▶ [TASK OBJECTIVE]:
Transcribe each of the records below exactly, excluding all pictures.

[Recorded data]
>>>>

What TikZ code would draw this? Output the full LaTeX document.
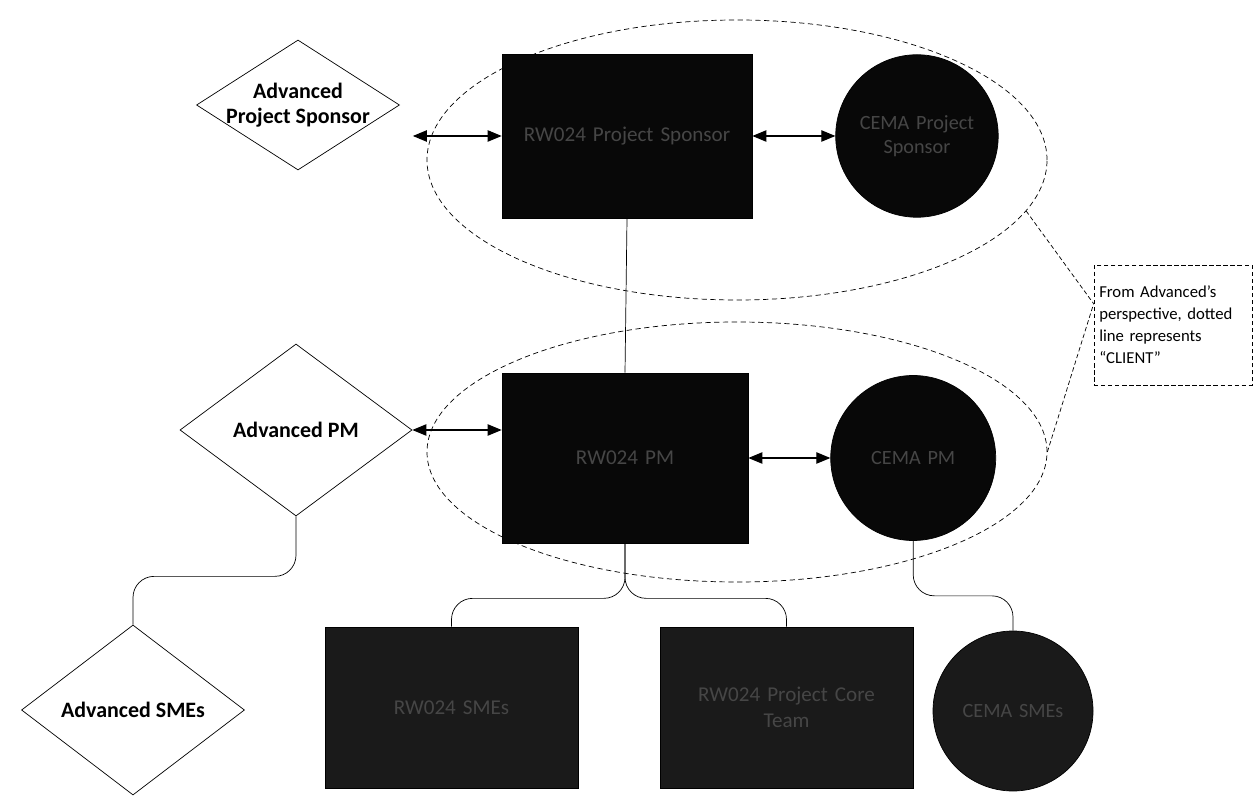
\documentclass[tikz,border=0pt]{standalone}
\usepackage{fontspec}
\setmainfont{Carlito}
\usetikzlibrary{positioning, shapes.geometric, arrows.meta}
\definecolor{negrocaja}{RGB}{8,8,8}
\definecolor{grisbajo}{RGB}{26,26,26}
\definecolor{textogris}{RGB}{70,70,70}

\begin{document}
\begin{tikzpicture}[
			caja/.style = {
				rectangle,
				draw=black,
				fill=negrocaja,
				text=textogris,
				align=center,
				font=\fontsize{12}{15}\selectfont,
				text width=4.4cm,
				minimum width=5cm,
				minimum height=3.3cm
			},
			circulo/.style = {
				circle,
				draw=black,
				fill=negrocaja,
				text=textogris,
				align=center,
				font=\fontsize{11.5}{14}\selectfont,
				text width=2.7cm,
				minimum size=3.25cm,
				inner sep=1pt
			},
			rombo/.style = {
				diamond,
				draw=black,
				fill=white,
				align=center,
				font=\bfseries\fontsize{12.5}{14.5}\selectfont,
				inner sep=-2pt
			},
			grupo/.style = {ellipse, draw=black, dash pattern=on 3pt off 2pt},
			doble/.style = {{Triangle[length=8pt,width=6.5pt]}-{Triangle[length=8pt,width=6.5pt]}, semithick},
			linea/.style = {draw=black, rounded corners=12pt}
			]
			
			\useasboundingbox (0,0) rectangle (25.12,15.96);
			
			\node[grupo, minimum width=12.4cm, minimum height=5.6cm] (cliente1) at (14.74,12.76) {};
			\node[grupo, minimum width=12.4cm, minimum height=5.2cm] (cliente2) at (14.74,6.92) {};
			
			\node[caja, minimum width=5cm, minimum height=3.28cm] (rwsp) at (12.54,13.24) {RW024 Project Sponsor};
			\node[circulo, right=1.66cm of rwsp] (cemasp) {CEMA Project\\Sponsor};
			\node[rombo, aspect=1.56, minimum width=4.06cm, minimum height=2.6cm] (advsp) at (5.96,13.86) {Advanced\\Project Sponsor};
			
			\node[caja, minimum width=4.92cm, minimum height=3.4cm] (rwpm) at (12.5,6.8) {RW024 PM};
			\node[circulo, minimum size=3.3cm, right=1.64cm of rwpm] (cemapm) {CEMA PM};
			\node[rombo, aspect=1.35, minimum width=4.64cm, minimum height=3.44cm] (advpm) at (5.92,7.36) {Advanced PM};
			
			\node[caja, fill=grisbajo, minimum width=5.06cm, minimum height=3.22cm] (rwsme) at (9.03,1.81) {RW024 SMEs};
			\node[caja, fill=grisbajo, minimum width=5.06cm, minimum height=3.22cm] (rwcore) at (15.73,1.81) {RW024 Project Core\\Team};
			\node[circulo, fill=grisbajo, minimum size=3.2cm] (cemasme) at (20.26,1.74) {CEMA SMEs};
			\node[rombo, aspect=1.31, minimum width=4.46cm, minimum height=3.4cm] (advsme) at (2.66,1.76) {Advanced SMEs};
			
			\node[draw, dash pattern=on 2.5pt off 1.5pt, align=left, font=\fontsize{9.5}{12.5}\selectfont, text width=2.95cm, minimum height=2.4cm, inner sep=3pt] (nota) at (23.46,9.46) {From Advanced’s\\perspective, dotted\\line represents\\“CLIENT”};
			
			\draw[doble] ([xshift=0.26cm]advsp.east |- rwsp.west) -- (rwsp.west);
			\draw[doble] (rwsp.east) -- (cemasp.west);
			\draw[doble] (advpm.east) -- (rwpm.west |- advpm.east);
			\draw[doble] (rwpm.east) -- (cemapm.west);
			
			\draw (rwsp.south) -- (rwpm.north);
			\draw[linea] (rwpm.south) -- ++(0,-1.1) -| (rwsme.north);
			\draw[linea] (rwpm.south) -- ++(0,-1.1) -| (rwcore.north);
			\draw[linea] (cemapm.south) -- ++(0,-1.1) -| (cemasme.north);
			\draw[linea] (advpm.south) -- ++(0,-1.2) -| (advsme.north);
			
			\draw[dash pattern=on 2.5pt off 1.5pt] (cliente1.-10) -- (nota.165);
			\draw[dash pattern=on 2.5pt off 1.5pt] (cliente2.east) -- (nota.165);
			
		\end{tikzpicture}
\end{document}
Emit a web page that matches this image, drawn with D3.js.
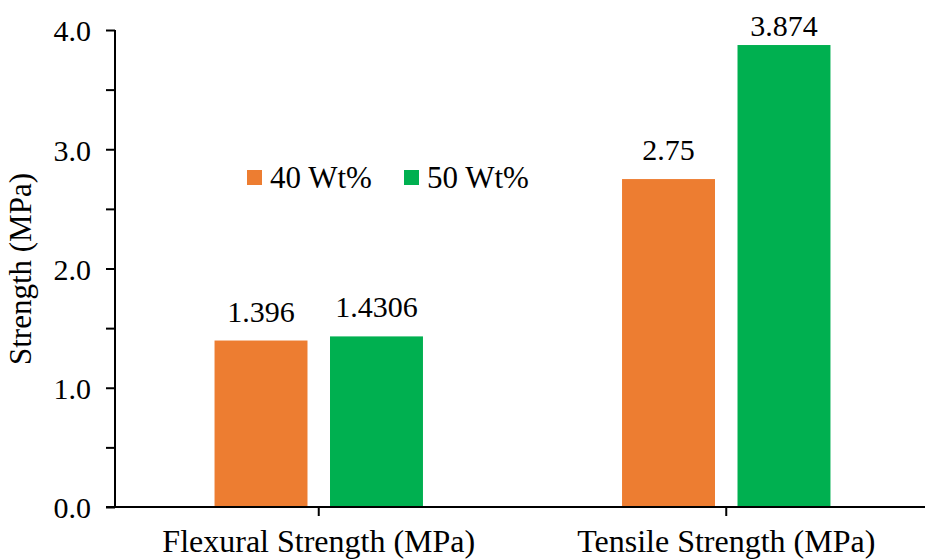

<<<<

▶ [REPLY]:
What TikZ code would draw this? Output the full LaTeX document.
\documentclass[tikz,border=0pt]{standalone}
\usepackage{fontspec}
\setmainfont{Carlito}
\usetikzlibrary{positioning, shapes.geometric, arrows.meta}
\definecolor{negrocaja}{RGB}{8,8,8}
\definecolor{grisbajo}{RGB}{26,26,26}
\definecolor{textogris}{RGB}{70,70,70}

\begin{document}
\begin{tikzpicture}[
			caja/.style = {
				rectangle,
				draw=black,
				fill=negrocaja,
				text=textogris,
				align=center,
				font=\fontsize{12}{15}\selectfont,
				text width=4.4cm,
				minimum width=5cm,
				minimum height=3.3cm
			},
			circulo/.style = {
				circle,
				draw=black,
				fill=negrocaja,
				text=textogris,
				align=center,
				font=\fontsize{11.5}{14}\selectfont,
				text width=2.7cm,
				minimum size=3.25cm,
				inner sep=1pt
			},
			rombo/.style = {
				diamond,
				draw=black,
				fill=white,
				align=center,
				font=\bfseries\fontsize{12.5}{14.5}\selectfont,
				inner sep=-2pt
			},
			grupo/.style = {ellipse, draw=black, dash pattern=on 3pt off 2pt},
			doble/.style = {{Triangle[length=8pt,width=6.5pt]}-{Triangle[length=8pt,width=6.5pt]}, semithick},
			linea/.style = {draw=black, rounded corners=12pt}
			]
			
			\useasboundingbox (0,0) rectangle (25.12,15.96);
			
			\node[grupo, minimum width=12.4cm, minimum height=5.6cm] (cliente1) at (14.74,12.76) {};
			\node[grupo, minimum width=12.4cm, minimum height=5.2cm] (cliente2) at (14.74,6.92) {};
			
			\node[caja, minimum width=5cm, minimum height=3.28cm] (rwsp) at (12.54,13.24) {RW024 Project Sponsor};
			\node[circulo, right=1.66cm of rwsp] (cemasp) {CEMA Project\\Sponsor};
			\node[rombo, aspect=1.56, minimum width=4.06cm, minimum height=2.6cm] (advsp) at (5.96,13.86) {Advanced\\Project Sponsor};
			
			\node[caja, minimum width=4.92cm, minimum height=3.4cm] (rwpm) at (12.5,6.8) {RW024 PM};
			\node[circulo, minimum size=3.3cm, right=1.64cm of rwpm] (cemapm) {CEMA PM};
			\node[rombo, aspect=1.35, minimum width=4.64cm, minimum height=3.44cm] (advpm) at (5.92,7.36) {Advanced PM};
			
			\node[caja, fill=grisbajo, minimum width=5.06cm, minimum height=3.22cm] (rwsme) at (9.03,1.81) {RW024 SMEs};
			\node[caja, fill=grisbajo, minimum width=5.06cm, minimum height=3.22cm] (rwcore) at (15.73,1.81) {RW024 Project Core\\Team};
			\node[circulo, fill=grisbajo, minimum size=3.2cm] (cemasme) at (20.26,1.74) {CEMA SMEs};
			\node[rombo, aspect=1.31, minimum width=4.46cm, minimum height=3.4cm] (advsme) at (2.66,1.76) {Advanced SMEs};
			
			\node[draw, dash pattern=on 2.5pt off 1.5pt, align=left, font=\fontsize{9.5}{12.5}\selectfont, text width=2.95cm, minimum height=2.4cm, inner sep=3pt] (nota) at (23.46,9.46) {From Advanced’s\\perspective, dotted\\line represents\\“CLIENT”};
			
			\draw[doble] ([xshift=0.26cm]advsp.east |- rwsp.west) -- (rwsp.west);
			\draw[doble] (rwsp.east) -- (cemasp.west);
			\draw[doble] (advpm.east) -- (rwpm.west |- advpm.east);
			\draw[doble] (rwpm.east) -- (cemapm.west);
			
			\draw (rwsp.south) -- (rwpm.north);
			\draw[linea] (rwpm.south) -- ++(0,-1.1) -| (rwsme.north);
			\draw[linea] (rwpm.south) -- ++(0,-1.1) -| (rwcore.north);
			\draw[linea] (cemapm.south) -- ++(0,-1.1) -| (cemasme.north);
			\draw[linea] (advpm.south) -- ++(0,-1.2) -| (advsme.north);
			
			\draw[dash pattern=on 2.5pt off 1.5pt] (cliente1.-10) -- (nota.165);
			\draw[dash pattern=on 2.5pt off 1.5pt] (cliente2.east) -- (nota.165);
			
		\end{tikzpicture}
\end{document}
Emit a web page that matches this image, drawn with D3.js.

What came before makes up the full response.